In a sea of hoodies and sneakers, he shows up in a three-piece suit. And the hat? No, that’s its own ritual. The fedora is reserved for weekends, holidays and museum visits.
At his no-uniform school, his style has already started to spread. “One of my friends came this week with a tie,” he said.
He understands why people projected a whole sleuth character onto him: improbable heist, improbable detective. He loves Poirot – “very elegant” – and likes the idea that an unusual crime calls for someone who looks unusual. “When something unusual happens, you don’t imagine a normal detective,” he said. “You imagine someone different.”
That instinct fits the world he comes from. His mother, Félicité Garzon Delvaux, grew up in an 18th-century museum-palace, daughter of a curator and an artist – and regularly takes her son to exhibits.
“Art and museums are living spaces,” she said. “Life without art is not life.”
For Pedro, art and imagery were part of everyday life. So when millions projected stories onto a single frame of him in a fedora beside armed police at the Louvre, he recognized the power of an image and let the myth breathe before stepping forward.
He stayed silent for several days, then switched his Instagram from private to public.
“People had to try to find who I am,” he said. “Then journalists came, and I told them my age. They were extremely surprised.”
He is relaxed about whatever comes next. “I’m waiting for people to contact me for films,” he said, grinning. “That would be very funny.”

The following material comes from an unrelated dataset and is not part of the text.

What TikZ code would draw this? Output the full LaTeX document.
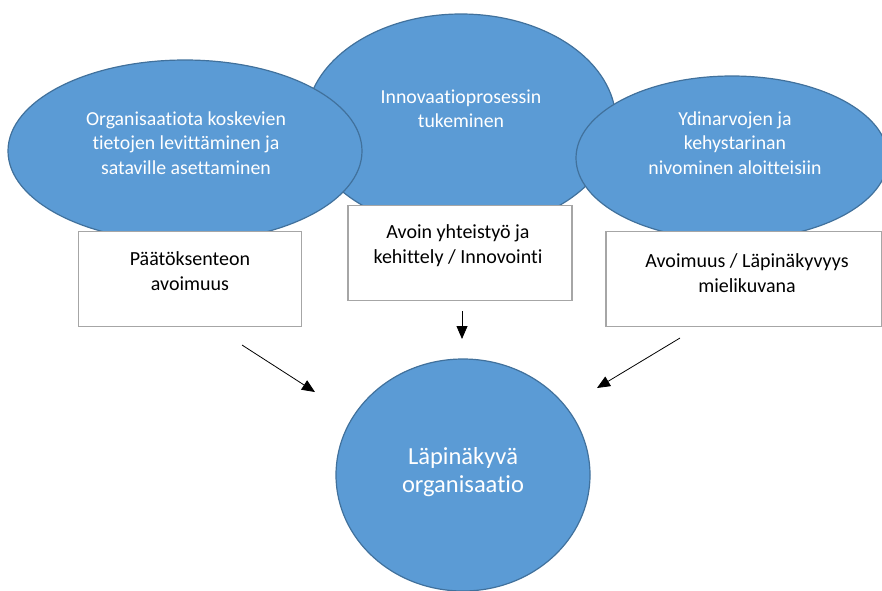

In a story of theft and security lapses, “Fedora Man” is a gentler counterpoint – a teenager who believes art, style and a good mystery belong to ordinary life. One photo turned him into a symbol. Meeting him confirms he is, reassuringly, real.
“I’m a star,” he says – less brag than experiment, as if he’s trying on the words the way he tries on a hat. “I’ll keep dressing like this. It’s my style.”